NOTAUTH on dynamic update followed by approved update

Tony Finch fanf at isc.org
Mon Mar 14 22:23:06 UTC 2022


Hellige, Charles D <Charles.Hellige at charter.com> wrote:

> We have been using nsupdate for some time without issue. We recently
> started seeing NOTAUTH failures in the named logs followed by successful
> adding/deleting messages. The records are getting created but there are
> times when we see several (NOTAUTH) errors before we finally get a
> successful message.

My wild guess is that someone is using a DNS UPDATE client that has a
noisy and blundering algorithm for working out which zone it is updating.

In a DNS UPDATE message, the first section (corresponding to the question
section in a normal DNS query) contains the name of the zone to be
updated. If the DNS server is not authoritative for that zone, it returns
a NOTAUTH error. And the zone name to be an exact match for the name of
the zone apex (its SOA record), no subdomains allowed.

> 11-Mar-2022 10:07:19.748 update: info: grn-mid: view GRN: updating zone 'ops.company.com/IN': update failed: not authoritative for update zone (NOTAUTH)
> 11-Mar-2022 10:07:19.821 update: info: grn-mid: view GRN: updating zone 'ops.company.com/IN': adding an RR at 'test-09.ops.company.com' A 1.1.1.9

These log messages tell me two (or maybe three) things: first, the NOTAUTH
error is provoked by an UPDATE request whose zone is a subdomain of the
correct zone. (The zone name in the log message is the closest match, not
the name from the request.) And second, the UPDATE was trying to add a
record that is not a direct subdomain of the zone apex, it's a
sub-sub-domain. (And third, the NOTAUTH log message is probably a
bug because it should state the zone name from the request not the closest
match in the server configuration.)

So it looks like the UPDATE client is searching for the correct zone in a
ham-fisted way, by taking the name of the record and stripping off a label
each time it gets a NOTAUTH response from the server.

By contrast, what `nsupdate` does is make a SOA query for the name of the
record it is tryng to update (or the first one, I guess, if there's more
than one).
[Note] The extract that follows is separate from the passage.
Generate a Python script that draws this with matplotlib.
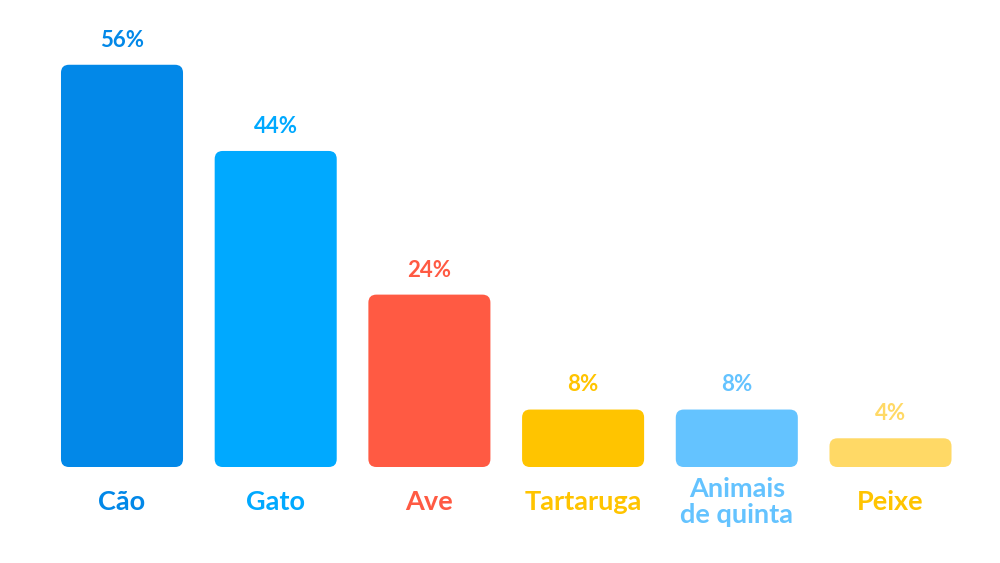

If the record is not at a zone apex then the negative response
will contain the SOA record for the correct zone in its AUTHORITY section.

(PS. you get the prize for my first message to this list with my new email address!)

-- 
Tony Finch  <fanf at isc.org>  (he/they)  Cambridge, England
Viking, North Utsire, South Utsire: Southerly or southeasterly 5 to 7.
Moderate or rough, becoming slight or moderate in South Utsire.
Occasional drizzle. Good, occasionally poor.